What parents need to know
Parents Need to Know
Parents need to know that Chibi-Robo: Photo Finder is a game available only via download for Nintendo 3DS. It’s a light-hearted augmented-reality adventure in which players explore realistic environments in a home, doing things such as cleaning and vacuuming. They'll sometimes have the chance to use the 3DS's camera to take pictures of household objects such as soda cans and T-shirts. There's no iffy content at all, but a lot of reading is required as well as some patience and experience navigating three-dimensional environments in games (it's easy to fall off ledges in some areas).
What kids can learn
Language & Reading
Thinking & Reasoning
- making new creations
Engagement, Approach, Support
The game's odd style and unusual activities won't appeal to everyone, but kids with an appreciation of the peculiar could end up having a lot of fun.
There's no focused pedagogical approach, but kids will get a feel for figuring length in a measurement-guessing game and get to practice their compositional skills in the photography activities.
No external supports are provided, but clear instructions are offered repeatedly for every activity in the game. Success is achieved mostly by repeat attempts and practice.
What's it about?
Available only as a downloadable title through Nintendo’s eShop for 3DS, CHIBI-ROBO: PHOTO FINDER puts players in control of a four-inch-tall robot working for the curator of a museum. His primary objective is to run around taking pictures of household items (players do this using the 3DS's built-in camera) that are then replicated as three-dimensional objects and displayed in the museum to attract visitors. However, to earn the film necessary to take these pictures, kids have to do chores around a house, such as picking up garbage and recycling it or using a tiny vacuum to clean up spots of dust. Players also can engage in specific tasks, such as a measurement-guessing game involving a tape measure or a shooting-gallery game that involves taking aim and firing a little blaster at balloons and clay skeets. More activities and tasks unlock as the game progresses and Chibi-Robo fills additional cases in the museum.
Is it any good?
Whether kids have fun with this little downloadable adventure will depend largely on their ability to digest the game's odd presentation. The unusual household activities -- such as trying to find a pork belly amid various ingredients in a fridge so a pair of talking mustard and ketchup bottles can prepare dinner -- are attended by bizarre scenes in which strange characters do a lot of talking about nothing in particular. Kids will either get the weird humor or they won't.
If they do, they'll likely have a lot of fun not only with the strange mini-games but also the photo-snapping core of the experience. Tracking down and then properly framing the objects the curator wants to display in his gallery -- a book, a CD, a paper cup with a straw -- is fun and can be surprisingly challenging. The resulting 3-D objects are kind of cool-looking and may even contain surprises such as collectible stamps if you examine them closely enough in the game. It's well worth the $9.99 price -- assuming you can get down with the peculiar Japanese vibe.

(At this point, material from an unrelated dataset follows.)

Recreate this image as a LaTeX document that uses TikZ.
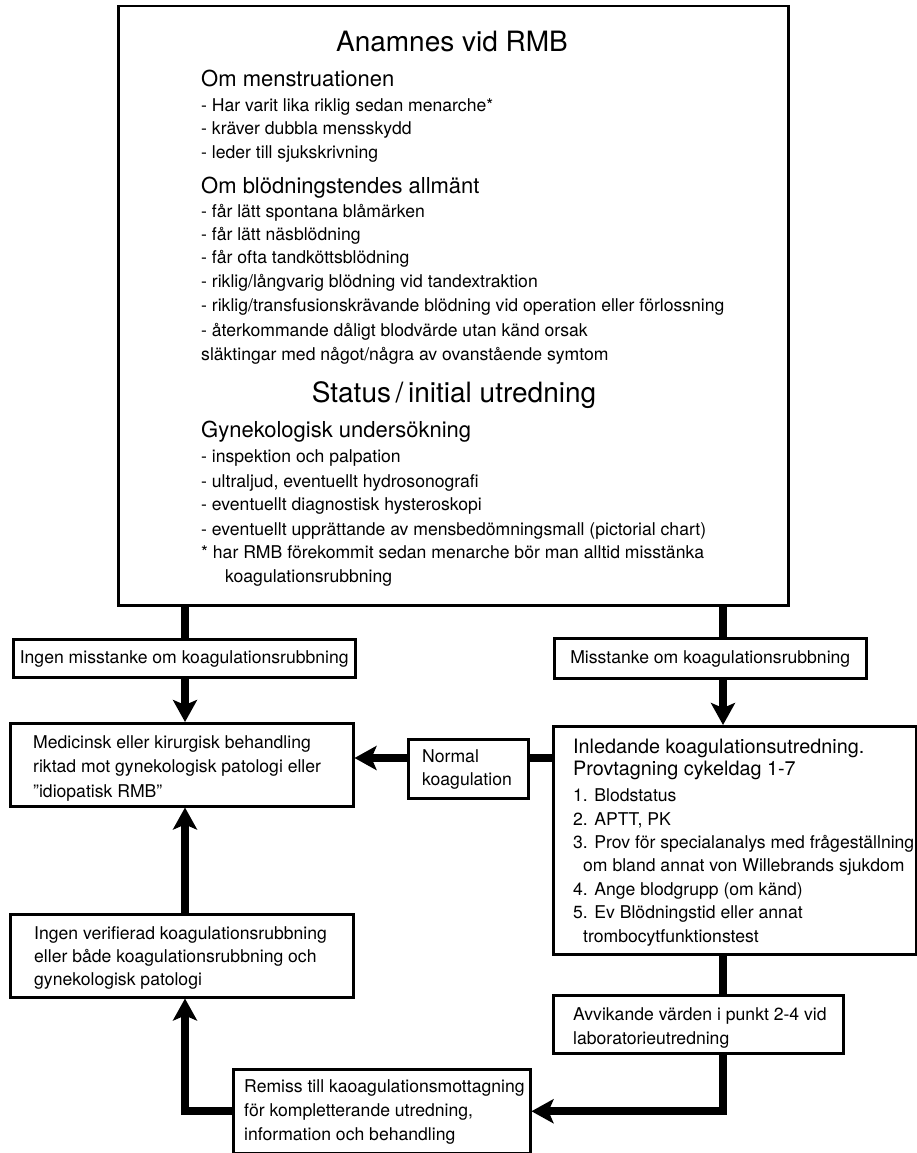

Families can talk about...
Families can talk about housecleaning. Would you like to have a little robot helper do your chores? Do you think tiny automatons like Chibi-Robo will ever exist?
Families also can discuss photography. Did you have a hard time finding the proper subjects for the game's augmented-reality photography segments? Were you able to come up with suitable alternative objects to those that were recommended?